The Taoiseach said that any changes would be informed by the recommendations of the Commission on Taxation and “will involve obviously a broadening of the tax base.”

Earlier today Mr Cowen attended a seminar to mark the publication of a white paper by business advisory firm FTI Consulting.

The Report entitled A Pathway to Recovery and Renewal for the Irish Economy, praises the Government for the action it has taken to date to address the decline in finances and outlines additional measures that need to be taken to sow the seeds of recovery.

“In some ways, Ireland finds itself economically trapped.

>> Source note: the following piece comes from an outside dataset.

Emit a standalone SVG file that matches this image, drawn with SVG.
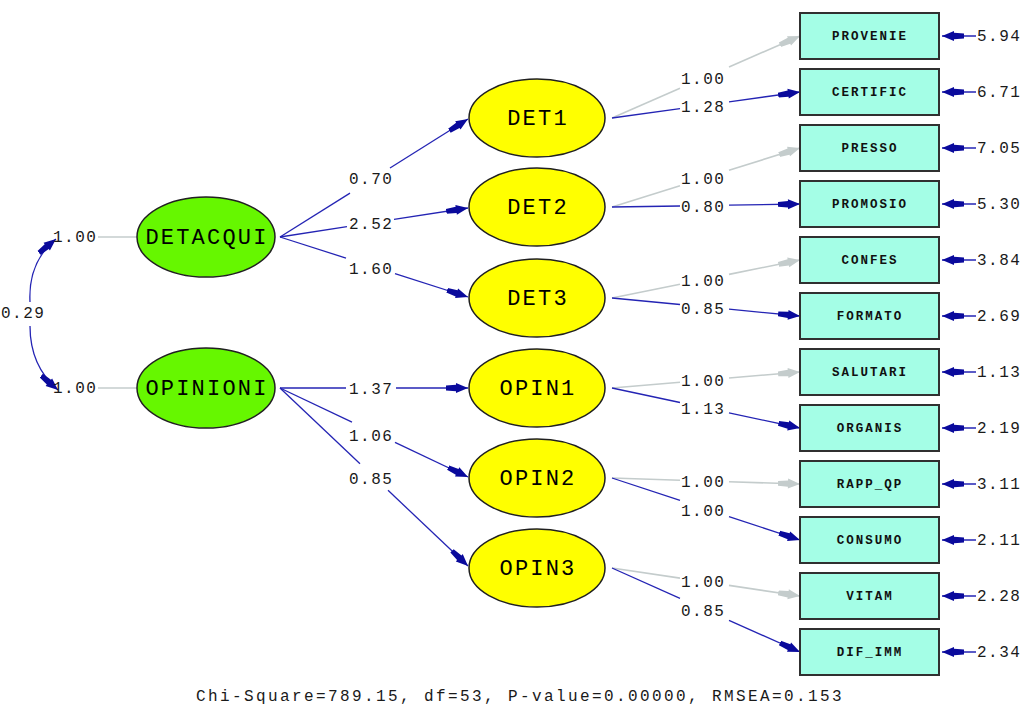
<svg xmlns="http://www.w3.org/2000/svg" width="1028" height="707" viewBox="0 0 1028 707">
  <defs>
    <style>
      .num { font-family: "Liberation Mono", "DejaVu Sans Mono", monospace; font-size: 16px; letter-spacing: 1.5px; fill: #1a1a1a; dominant-baseline: central; }
      .lat { font-family: "Liberation Mono", "DejaVu Sans Mono", monospace; font-size: 22px; letter-spacing: 2.2px; fill: #000; text-anchor: middle; dominant-baseline: central; }
      .obs { font-family: "Liberation Mono", "DejaVu Sans Mono", monospace; font-size: 12.5px; font-weight: bold; letter-spacing: 2px; fill: #101010; text-anchor: middle; dominant-baseline: central; }
      .ksi { fill: #66f700; stroke: #202020; stroke-width: 1.5; }
      .eta { fill: #ffff00; stroke: #202020; stroke-width: 1.5; }
      .box { fill: #a4fee6; stroke: #303030; stroke-width: 2; }
      .free { stroke: #2424b4; stroke-width: 1.3; fill: none; }
      .fixed { stroke: #c4cccc; stroke-width: 1.6; fill: none; }
    </style>
    <marker id="headBlue" markerUnits="userSpaceOnUse" markerWidth="22" markerHeight="12" viewBox="0 0 22 12" refX="22" refY="6" orient="auto-start-reverse">
      <path d="M0,3.6 L10,2.8 L10,1 L22,6 L10,11 L10,9.2 L0,8.4 Z" fill="#0a0a9c"/>
    </marker>
    <marker id="headGray" markerUnits="userSpaceOnUse" markerWidth="22" markerHeight="12" viewBox="0 0 22 12" refX="22" refY="6" orient="auto">
      <path d="M0,3.6 L10,2.8 L10,1 L22,6 L10,11 L10,9.2 L0,8.4 Z" fill="#c4cccc"/>
    </marker>
  </defs>

  <rect width="1028" height="707" fill="#ffffff"/>

  <!-- paths, covariance and parameter estimates -->
  <g id="connectors">
    <!-- covariance between the two exogenous factors -->
    <path class="free" d="M56,239 Q28,262 30,302" marker-start="url(#headBlue)"/>
    <path class="free" d="M30,326 Q30,366 58,390" marker-end="url(#headBlue)"/>
    <text class="num" x="1" y="314">0.29</text>

    <!-- fixed factor variances -->
    <line class="fixed" x1="98" y1="237" x2="137" y2="237"/>
    <line class="fixed" x1="98" y1="388" x2="137" y2="388"/>
    <text class="num" x="53" y="238">1.00</text>
    <text class="num" x="53" y="389">1.00</text>

    <!-- DETACQUI -> DET1..DET3 -->
    <line class="free" x1="280" y1="237" x2="350" y2="193.1"/>
    <line class="free" x1="390" y1="168" x2="468" y2="119" marker-end="url(#headBlue)"/>
    <line class="free" x1="280" y1="237" x2="347" y2="226.7"/>
    <line class="free" x1="394" y1="219.4" x2="468" y2="208" marker-end="url(#headBlue)"/>
    <line class="free" x1="280" y1="237" x2="346" y2="258.1"/>
    <line class="free" x1="395" y1="273.7" x2="468" y2="297" marker-end="url(#headBlue)"/>
    <text class="num" x="349" y="180">0.70</text>
    <text class="num" x="349" y="225">2.52</text>
    <text class="num" x="349" y="270">1.60</text>

    <!-- OPINIONI -> OPIN1..OPIN3 -->
    <line class="free" x1="280" y1="388" x2="346" y2="388"/>
    <line class="free" x1="396" y1="388" x2="468" y2="388" marker-end="url(#headBlue)"/>
    <line class="free" x1="280" y1="388" x2="352" y2="422.1"/>
    <line class="free" x1="395" y1="442.4" x2="468" y2="477" marker-end="url(#headBlue)"/>
    <line class="free" x1="280" y1="388" x2="360" y2="463.7"/>
    <line class="free" x1="388" y1="490.3" x2="468" y2="566" marker-end="url(#headBlue)"/>
    <text class="num" x="349" y="390">1.37</text>
    <text class="num" x="349" y="437">1.06</text>
    <text class="num" x="349" y="480">0.85</text>

    <!-- loadings on the indicators -->
    <line class="fixed" x1="612" y1="118" x2="680" y2="88.3"/>
    <line class="fixed" x1="729" y1="67" x2="800" y2="36" marker-end="url(#headGray)"/>
    <line class="free" x1="612" y1="118" x2="680" y2="108.6"/>
    <line class="free" x1="729" y1="101.8" x2="800" y2="92" marker-end="url(#headBlue)"/>
    <text class="num" x="681" y="80">1.00</text>
    <text class="num" x="681" y="108">1.28</text>

    <line class="fixed" x1="612" y1="207" x2="680" y2="185.7"/>
    <line class="fixed" x1="729" y1="170.3" x2="800" y2="148" marker-end="url(#headGray)"/>
    <line class="free" x1="612" y1="207" x2="680" y2="206"/>
    <line class="free" x1="729" y1="205.1" x2="800" y2="204" marker-end="url(#headBlue)"/>
    <text class="num" x="681" y="180">1.00</text>
    <text class="num" x="681" y="208">0.80</text>

    <line class="fixed" x1="612" y1="298" x2="680" y2="284.3"/>
    <line class="fixed" x1="729" y1="274.4" x2="800" y2="260" marker-end="url(#headGray)"/>
    <line class="free" x1="612" y1="298" x2="680" y2="304.5"/>
    <line class="free" x1="729" y1="309.2" x2="800" y2="316" marker-end="url(#headBlue)"/>
    <text class="num" x="681" y="282">1.00</text>
    <text class="num" x="681" y="310">0.85</text>

    <line class="fixed" x1="612" y1="388" x2="680" y2="382.2"/>
    <line class="fixed" x1="729" y1="378" x2="800" y2="372" marker-end="url(#headGray)"/>
    <line class="free" x1="612" y1="388" x2="680" y2="402.5"/>
    <line class="free" x1="729" y1="412.9" x2="800" y2="428" marker-end="url(#headBlue)"/>
    <text class="num" x="681" y="382">1.00</text>
    <text class="num" x="681" y="410">1.13</text>

    <line class="fixed" x1="612" y1="478" x2="680" y2="480.2"/>
    <line class="fixed" x1="729" y1="481.7" x2="800" y2="484" marker-end="url(#headGray)"/>
    <line class="free" x1="612" y1="478" x2="680" y2="500.4"/>
    <line class="free" x1="729" y1="516.6" x2="800" y2="540" marker-end="url(#headBlue)"/>
    <text class="num" x="681" y="483">1.00</text>
    <text class="num" x="681" y="512">1.00</text>

    <line class="fixed" x1="612" y1="568" x2="680" y2="578.1"/>
    <line class="fixed" x1="729" y1="585.4" x2="800" y2="596" marker-end="url(#headGray)"/>
    <line class="free" x1="612" y1="568" x2="680" y2="598.4"/>
    <line class="free" x1="729" y1="620.3" x2="800" y2="652" marker-end="url(#headBlue)"/>
    <text class="num" x="681" y="583">1.00</text>
    <text class="num" x="681" y="612">0.85</text>

    <!-- measurement error variances -->
    <g>
      <line class="free" x1="976" y1="36" x2="942" y2="36" marker-end="url(#headBlue)"/>
      <line class="free" x1="976" y1="92" x2="942" y2="92" marker-end="url(#headBlue)"/>
      <line class="free" x1="976" y1="148" x2="942" y2="148" marker-end="url(#headBlue)"/>
      <line class="free" x1="976" y1="204" x2="942" y2="204" marker-end="url(#headBlue)"/>
      <line class="free" x1="976" y1="260" x2="942" y2="260" marker-end="url(#headBlue)"/>
      <line class="free" x1="976" y1="316" x2="942" y2="316" marker-end="url(#headBlue)"/>
      <line class="free" x1="976" y1="372" x2="942" y2="372" marker-end="url(#headBlue)"/>
      <line class="free" x1="976" y1="428" x2="942" y2="428" marker-end="url(#headBlue)"/>
      <line class="free" x1="976" y1="484" x2="942" y2="484" marker-end="url(#headBlue)"/>
      <line class="free" x1="976" y1="540" x2="942" y2="540" marker-end="url(#headBlue)"/>
      <line class="free" x1="976" y1="596" x2="942" y2="596" marker-end="url(#headBlue)"/>
      <line class="free" x1="976" y1="652" x2="942" y2="652" marker-end="url(#headBlue)"/>
    </g>
    <text class="num" x="977" y="37">5.94</text>
    <text class="num" x="977" y="93">6.71</text>
    <text class="num" x="977" y="149">7.05</text>
    <text class="num" x="977" y="205">5.30</text>
    <text class="num" x="977" y="261">3.84</text>
    <text class="num" x="977" y="317">2.69</text>
    <text class="num" x="977" y="373">1.13</text>
    <text class="num" x="977" y="429">2.19</text>
    <text class="num" x="977" y="485">3.11</text>
    <text class="num" x="977" y="541">2.11</text>
    <text class="num" x="977" y="597">2.28</text>
    <text class="num" x="977" y="653">2.34</text>
  </g>

  <!-- exogenous latent factors -->
  <g id="DETACQUI"><ellipse class="ksi" cx="206" cy="237" rx="69" ry="40"/><text class="lat" x="207" y="238">DETACQUI</text></g>
  <g id="OPINIONI"><ellipse class="ksi" cx="206" cy="388" rx="69" ry="40"/><text class="lat" x="207" y="389">OPINIONI</text></g>

  <!-- endogenous latent factors -->
  <g id="DET1"><ellipse class="eta" cx="537" cy="118" rx="68" ry="39"/><text class="lat" x="538" y="119">DET1</text></g>
  <g id="DET2"><ellipse class="eta" cx="537" cy="207" rx="68" ry="39"/><text class="lat" x="538" y="208">DET2</text></g>
  <g id="DET3"><ellipse class="eta" cx="537" cy="298" rx="68" ry="39"/><text class="lat" x="538" y="299">DET3</text></g>
  <g id="OPIN1"><ellipse class="eta" cx="537" cy="388" rx="68" ry="39"/><text class="lat" x="538" y="389">OPIN1</text></g>
  <g id="OPIN2"><ellipse class="eta" cx="537" cy="478" rx="68" ry="39"/><text class="lat" x="538" y="479">OPIN2</text></g>
  <g id="OPIN3"><ellipse class="eta" cx="537" cy="568" rx="68" ry="39"/><text class="lat" x="538" y="569">OPIN3</text></g>

  <!-- observed indicators -->
  <g id="PROVENIE"><rect class="box" x="800" y="13" width="139" height="46"/><text class="obs" x="870" y="37">PROVENIE</text></g>
  <g id="CERTIFIC"><rect class="box" x="800" y="69" width="139" height="46"/><text class="obs" x="870" y="93">CERTIFIC</text></g>
  <g id="PRESSO"><rect class="box" x="800" y="125" width="139" height="46"/><text class="obs" x="870" y="149">PRESSO</text></g>
  <g id="PROMOSIO"><rect class="box" x="800" y="181" width="139" height="46"/><text class="obs" x="870" y="205">PROMOSIO</text></g>
  <g id="CONFES"><rect class="box" x="800" y="237" width="139" height="46"/><text class="obs" x="870" y="261">CONFES</text></g>
  <g id="FORMATO"><rect class="box" x="800" y="293" width="139" height="46"/><text class="obs" x="870" y="317">FORMATO</text></g>
  <g id="SALUTARI"><rect class="box" x="800" y="349" width="139" height="46"/><text class="obs" x="870" y="373">SALUTARI</text></g>
  <g id="ORGANIS"><rect class="box" x="800" y="405" width="139" height="46"/><text class="obs" x="870" y="429">ORGANIS</text></g>
  <g id="RAPP_QP"><rect class="box" x="800" y="461" width="139" height="46"/><text class="obs" x="870" y="485">RAPP_QP</text></g>
  <g id="CONSUMO"><rect class="box" x="800" y="517" width="139" height="46"/><text class="obs" x="870" y="541">CONSUMO</text></g>
  <g id="VITAM"><rect class="box" x="800" y="573" width="139" height="46"/><text class="obs" x="870" y="597">VITAM</text></g>
  <g id="DIF_IMM"><rect class="box" x="800" y="629" width="139" height="46"/><text class="obs" x="870" y="653">DIF_IMM</text></g>

  <!-- fit statistics -->
  <text class="num" x="196" y="697" textLength="647" lengthAdjust="spacing">Chi-Square=789.15, df=53, P-value=0.00000, RMSEA=0.153</text>
</svg>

The industry sectors which had helped fuel its record growth — real estate, financial services and export manufacturing — are the primary sources of its economic problems today," said the report's author Ronald Greenspan.

"Further increases in Government spending to stimulate the economy are impractical or unavailable due to the deterioration in the public finances, rising borrowing costs, and a perceived risk of default. However, the Government has taken strong action to date, and we believe additional action, if coordinated and communicated thoughtfully, can sow the seeds of genuine recovery," he added.

The paper looks at the creation of a system of evaluating, distinguishing and prioritising bank assets. It recommends the establishment of a clearing house or public exchange for transfer of distressed assets.

FTI has also highlighted the need for more effective regulatory oversight of the banking sector and believes this is a key element of a recovery strategy.

“We understand and agree with government’s proposed approach of maintaining a distance from bank management and demanding the boards of the institutions retain responsibility for the resolution process. However, the unprecedented government financial stakes in these institutions also demand a new structure of oversight”, said Mr Greenspan.

“Either through a newly formed oversight board or through an existing regulatory body, a singular guardian entity should be appointed to ensure that the agreed asset resolution strategy is actually being executed, that funding is getting to those who need it and that government imperatives are being delivered at the consumer level. This oversight panel in turn should be accountable to the legislature and the larger body politic”, he added.

FTI predicts that Ireland will emerge and recover from the current economic crisis. However, it warned that economic recovery was dependent on the stabilisation and reform of Ireland’s banking system, in terms of troubled asset resolution, recapitalisation and regulation, as well as the rapid re-building of confidence.